Özkök, Türkiye’nin 1980’lerden bu yana bağlı kalmaya çalıştığı Kopenhag Kriterleri’ne atıfta bulunarak, bu kriterlerin insan hakları, demokrasi ve hukuk devleti ilkelerini içerdiğini hatırlattı. Ancak Lavrov’un açıklamalarının ardından, Ekim ayında Rusya’nın Kazan şehrinde yapılacak BRICS zirvesinde Türkiye'nin “Kazan Kriterleri” olarak adlandırılabilecek yeni bir norm setini kabul edip etmeyeceği merak konusu. Bu yeni kriterlerin otoriter rejimlerle işbirliğini artıran ve Batı’nın insan hakları anlayışından uzaklaşan bir süreci mi işaret ettiğini sorgulayan Özkök, Türkiye’nin hangi yolda ilerleyeceğini sorguluyor.
Batı'dan Uzaklaşıp Doğu'ya mı Yöneliyoruz?
Türkiye'nin BRICS üyeliğiyle, Avrupa Birliği’nden tamamen uzaklaşıp uzaklaşmadığı sorusu, Özkök'ün en temel endişesi olarak öne çıkıyor. Türkiye'nin Batı ile olan uzun geçmişine ve Avrupa Birliği sürecine dikkat çeken Özkök, Cumhurbaşkanı Erdoğan’ın Avrupa Birliği belgeselindeki sözlerine işaret ediyor: “Avrupalı dostlarımız şunu bilmeli ki, biz bu yolu bu anlayışla yürümeye devam edeceğiz.” Ancak son gelişmeler, bu sözlerin arkasında yatan gerçek niyetin sorgulanmasına neden oluyor.
Avrupa Birliği'nden Doğu’ya Yönelme: Vatandaşın Fikri Alınmalı mı?
Özkök’ün yazısında vurguladığı en önemli noktalardan biri, böylesi bir dış politika değişikliğinin halkla yeterince paylaşılmadığı ve bu konuda kamuoyunun bilgilendirilmediği yönünde. 150 yılı aşkın süredir Batı’ya dönük bir dış politika izleyen Türkiye’nin, Doğu’ya yönelmesi halinde bunun halkın onayına sunulması gerektiğini savunan Özkök, bu tür bir kararın sadece bir kişinin iki dudağı arasından çıkmaması gerektiğine dikkat çekiyor.
Özkök, bu büyük dönüşümün seçimlerde halka sunulması gerektiğini savunuyor ve soruyor: “Neden seçim döneminde bu konuyu parti programınıza koyup halktan onay istemediniz?” Bu soru, Türkiye'nin dış politikasındaki değişim sürecinin daha demokratik ve şeffaf olması gerektiği yönünde bir çağrı niteliğinde.
Sonuç: Uzun İnce Bir Yolun Sonu mu?
Ertuğrul Özkök, yazısında Türkiye’nin Avrupa Birliği’ne giden “uzun ince yolu” terk edip etmeyeceği sorusunu sorarken, bu sürecin kapalı kapılar ardında gerçekleşip gerçekleşmediğini merak ediyor.
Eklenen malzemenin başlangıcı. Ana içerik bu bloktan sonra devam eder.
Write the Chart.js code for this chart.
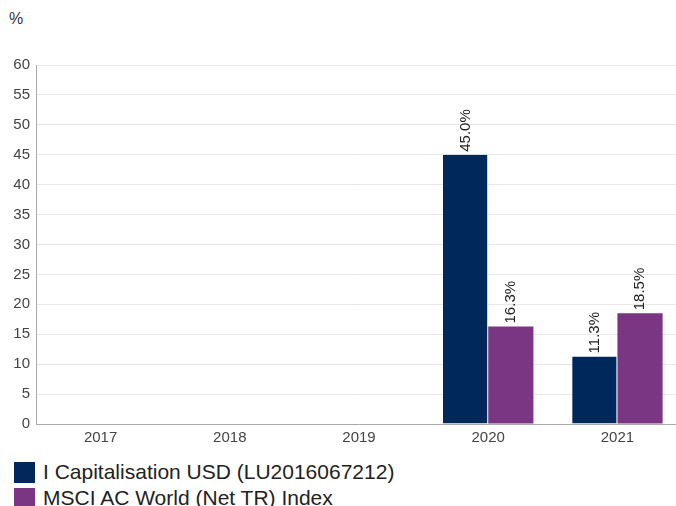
<!DOCTYPE html>
<html>
<head>
<meta charset="utf-8">
<script src="https://cdn.jsdelivr.net/npm/chart.js@4"></script>
<style>
  html, body { margin: 0; padding: 0; background: #fff; overflow: hidden; }
  body { width: 676px; height: 506px; position: relative; font-family: "Liberation Sans", Arial, sans-serif; }
  #unit { position: absolute; left: 9px; top: 10px; font-size: 16px; color: #333; }
  #wrap { position: absolute; left: 0; top: 0; width: 682px; height: 452px; }
  #legend { position: absolute; left: 14px; top: 459px; font-size: 21px; color: #222; line-height: 26px; }
  #legend div { display: flex; align-items: center; white-space: nowrap; }
  #legend span.box { display: inline-block; width: 21px; height: 21px; margin-right: 8px; }
</style>
</head>
<body>
<div id="unit">%</div>
<div id="wrap"><canvas id="perfChart"></canvas></div>
<div id="legend"></div>
<script>
// Data
const years = ['2017', '2018', '2019', '2020', '2021'];
const fundValues = [null, null, null, 45.0, 11.3];
const indexValues = [null, null, null, 16.3, 18.5];
const seriesNames = ['I Capitalisation USD (LU2016067212)', 'MSCI AC World (Net TR) Index'];
const seriesColors = ['#00285b', '#7b3683'];

// Value labels above bars, rotated
const barLabels = {
  id: 'barLabels',
  afterDatasetsDraw(chart) {
    const ctx = chart.ctx;
    ctx.save();
    ctx.font = '15px "Liberation Sans", Arial, sans-serif';
    ctx.fillStyle = '#222';
    ctx.textAlign = 'left';
    ctx.textBaseline = 'middle';
    chart.data.datasets.forEach((ds, i) => {
      chart.getDatasetMeta(i).data.forEach((bar, j) => {
        const v = ds.data[j];
        if (v === null) return;
        ctx.save();
        ctx.translate(bar.x, bar.y - 3);
        ctx.rotate(-Math.PI / 2);
        ctx.fillText(v.toFixed(1) + '%', 0, 0);
        ctx.restore();
      });
    });
    ctx.restore();
  }
};

const ctx = document.getElementById('perfChart').getContext('2d');
new Chart(ctx, {
  type: 'bar',
  data: {
    labels: years,
    datasets: [
      { label: seriesNames[0], data: fundValues, backgroundColor: seriesColors[0], borderColor: '#ffffff', borderWidth: { right: 1 } },
      { label: seriesNames[1], data: indexValues, backgroundColor: seriesColors[1], borderColor: '#ffffff', borderWidth: { left: 0 } }
    ]
  },
  options: {
    responsive: true,
    maintainAspectRatio: false,
    animation: false,
    layout: { padding: { top: 65, right: 0, left: 0, bottom: 0 } },
    datasets: { bar: { categoryPercentage: 0.7, barPercentage: 1.0 } },
    plugins: {
      legend: { display: false },
      tooltip: { enabled: false }
    },
    scales: {
      x: {
        grid: { display: false, drawTicks: false },
        border: { color: '#aaa' },
        ticks: { color: '#444', font: { size: 15, family: '"Liberation Sans", Arial, sans-serif' }, padding: 5 }
      },
      y: {
        min: 0, max: 60,
        afterFit(scale) { scale.width = 36; },
        grid: { color: '#e8e8e8', drawTicks: false },
        border: { color: '#aaa' },
        ticks: { stepSize: 5, color: '#444', font: { size: 15, family: '"Liberation Sans", Arial, sans-serif' }, padding: 6 }
      }
    }
  },
  plugins: [barLabels]
});

// Legend
const legend = document.getElementById('legend');
seriesNames.forEach((name, i) => {
  const row = document.createElement('div');
  row.innerHTML = '<span class="box" style="background:' + seriesColors[i] + '"></span>' + name;
  legend.appendChild(row);
});
</script>
</body>
</html>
Avrupa Birliği yolunda ilerlemeye devam mı edileceği, yoksa BRICS gibi yeni işbirlikleriyle Doğu’ya mı yönelindiği sorusu, Türkiye'nin dış politikasında kritik bir dönemece girdiğini gösteriyor.
Vatandaş olarak, Türkiye'nin dış politikadaki bu büyük değişimi hakkında bilgi edinmenin ve bu konuda söz sahibi olmanın en doğal hak olduğunu belirten Özkök, Türkiye’nin geleceği açısından kritik bir sorunun cevabını bekliyor: “İkinci sezon mu geliyor?”
Bu sorunun yanıtı, Türkiye’nin uluslararası arenadaki konumunu ve gelecekte izleyeceği politikayı şekillendirecek önemli bir gösterge olacak.